Mr. McCullough was born in Pittsburgh
in 1933, and was educated there and at Yale. His reviews
and essays have appeared in Audubon, Life,
The New Republic, The New York Times Magazine,
Smithsonian, and American Heritage. He was
President of the Society of American Historians, a winner
of The New York Public Library's Literary Lion Award, and
holds honorary degrees in both the humanities and engineering.
He has taught at the Wesleyan University Writers' Conference
and at Cornell.
He is known to millions of television
viewers as the host of the award-winning PBS series, "The
American Experience," and as the narrator of such acclaimed
documentaries as The Civil War and LBJ.
"The Great Bridge,"
wrote Robert Kirsch in the Los Angeles Times, "is a
book so compelling and complete as to be a literary monument."
The Path Between the Seas, a best-seller and Book-of-the-Month
Club Selection, was winner of the Parkman Prize, the Samuel
Eliot Morison Award, the Cornelius Ryan Award (for the best
book of the year on international affairs), and the National
Book Award for History.
For Mornings on Horseback,
Mr.
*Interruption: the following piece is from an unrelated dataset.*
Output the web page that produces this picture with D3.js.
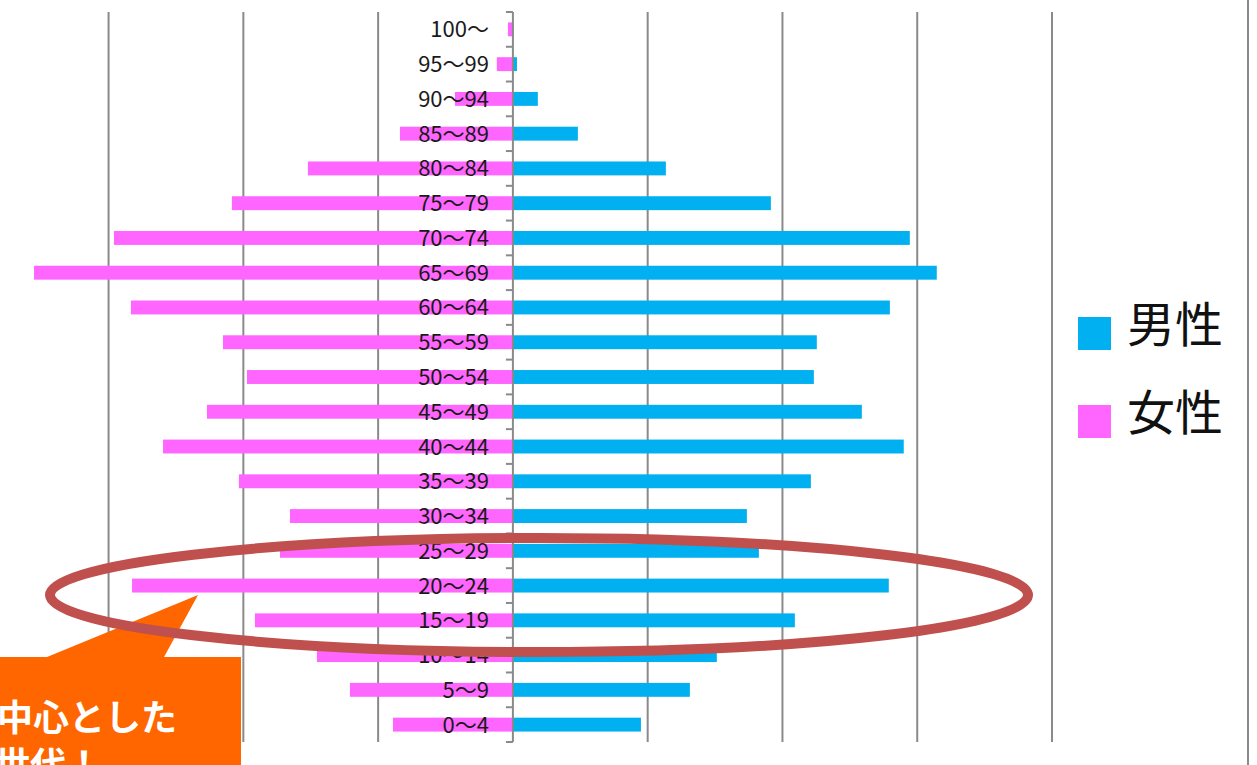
<!DOCTYPE html>
<html>
<head>
<meta charset="utf-8">
<script src="https://cdn.jsdelivr.net/npm/d3@7"></script>
<style>
  body { margin: 0; background: #fff; }
  svg { display: block; }
</style>
</head>
<body>
<div id="chart"></div>
<script>
// age groups, top to bottom
var ageGroups = ["100～", "95～99", "90～94", "85～89", "80～84", "75～79", "70～74",
  "65～69", "60～64", "55～59", "50～54", "45～49", "40～44", "35～39",
  "30～34", "25～29", "20～24", "15～19", "10～14", "5～9", "0～4"];

// 男性
var male = [5, 30, 185, 482, 1135, 1914, 2945, 3145, 2797, 2255, 2233, 2589, 2900, 2211,
  1736, 1825, 2789, 2092, 1513, 1313, 950];

// 女性
var female = [37, 119, 430, 838, 1521, 2085, 2960, 3553, 2834, 2151, 1973, 2270, 2596, 2033,
  1654, 1728, 2826, 1914, 1454, 1209, 890];

var gridTicks = [-4000, -3000, -2000, -1000, 1000, 2000, 3000, 4000];
var legendItems = ["男性", "女性"];
var calloutLines = ["中心とした", "世代！"];

var width = 1257, height = 765;
var blue = "#00B0F0", pink = "#FF66FF", gray = "#8a8a8a";

var svg = d3.select("#chart").append("svg")
  .attr("width", width).attr("height", height);

// scales
var x = d3.scaleLinear().domain([-4000, 4000]).range([-26.2, 1052]);
var y = d3.scaleBand().domain(ageGroups).range([12, 742])
  .paddingInner(0.6).paddingOuter(0.3);

// right border of chart area
svg.append("line")
  .attr("x1", 1248).attr("x2", 1248).attr("y1", 0).attr("y2", height)
  .attr("stroke", gray).attr("stroke-width", 2);

// gridlines
svg.append("g").selectAll("line").data(gridTicks).join("line")
  .attr("x1", d => x(d)).attr("x2", d => x(d))
  .attr("y1", 12).attr("y2", 742)
  .attr("stroke", gray).attr("stroke-width", 2);

// bars
svg.append("g").selectAll("rect").data(ageGroups).join("rect")
  .attr("x", (d, i) => x(-female[i]))
  .attr("width", (d, i) => x(0) - x(-female[i]))
  .attr("y", d => y(d)).attr("height", y.bandwidth())
  .attr("fill", pink);

svg.append("g").selectAll("rect").data(ageGroups).join("rect")
  .attr("x", x(0))
  .attr("width", (d, i) => x(male[i]) - x(0))
  .attr("y", d => y(d)).attr("height", y.bandwidth())
  .attr("fill", blue);

// category axis in the middle
var step = y.step();
var boundaries = d3.range(ageGroups.length + 1).map(i => 12 + i * step);
svg.append("line")
  .attr("x1", x(0)).attr("x2", x(0)).attr("y1", 12).attr("y2", 742)
  .attr("stroke", gray).attr("stroke-width", 2);
svg.append("g").selectAll("line").data(boundaries).join("line")
  .attr("x1", x(0) - 7).attr("x2", x(0))
  .attr("y1", d => d).attr("y2", d => d)
  .attr("stroke", gray).attr("stroke-width", 2);

// age labels
svg.append("g").selectAll("text").data(ageGroups).join("text")
  .attr("x", 489)
  .attr("y", d => y(d) + y.bandwidth() / 2 + 8)
  .attr("text-anchor", "end")
  .attr("font-family", "'Noto Sans CJK JP', 'Noto Sans', sans-serif")
  .attr("font-size", 22)
  .attr("fill", "#1a1a1a")
  .text(d => d);

// legend
var legend = svg.append("g").selectAll("g").data(legendItems).join("g")
  .attr("transform", (d, i) => "translate(1078," + (317 + i * 88) + ")");
legend.append("rect")
  .attr("width", 33).attr("height", 33)
  .attr("fill", (d, i) => i == 0 ? blue : pink);
legend.append("text")
  .attr("x", 49).attr("y", 25)
  .attr("font-family", "'Noto Sans CJK JP', sans-serif")
  .attr("font-size", 48)
  .attr("fill", "#111")
  .text(d => d);

// callout
svg.append("path")
  .attr("d", "M0,657 L47,657 L198,595 L164,657 L241,657 L241,765 L0,765 Z")
  .attr("fill", "#FF6600");
svg.append("g").selectAll("text").data(calloutLines).join("text")
  .attr("x", (d, i) => i == 0 ? 177 : -6)
  .attr("y", (d, i) => 731 + i * 47)
  .attr("text-anchor", (d, i) => i == 0 ? "end" : "start")
  .attr("font-family", "'Noto Sans CJK JP', sans-serif")
  .attr("font-weight", "bold")
  .attr("font-size", 36)
  .attr("fill", "#fff")
  .text(d => d);

// ellipse highlight
svg.append("ellipse")
  .attr("cx", 539).attr("cy", 595).attr("rx", 489).attr("ry", 57)
  .attr("fill", "none").attr("stroke", "#C0504D").attr("stroke-width", 10);
</script>
</body>
</html>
McCullough received a second National Book Award, this
time for biography, in addition to the Los Angeles Times
Biography Prize. "We have no better historian,"
wrote John Leonard in his New York Times review.
Ten years in the making and published
to universal critical acclaim in 1992, Truman was
the first full-scale biography of Harry S. Truman, his life
and times. This epic tale gained Mr. McCullough his third
National Book Award nomination, and won the Pulitzer Prize.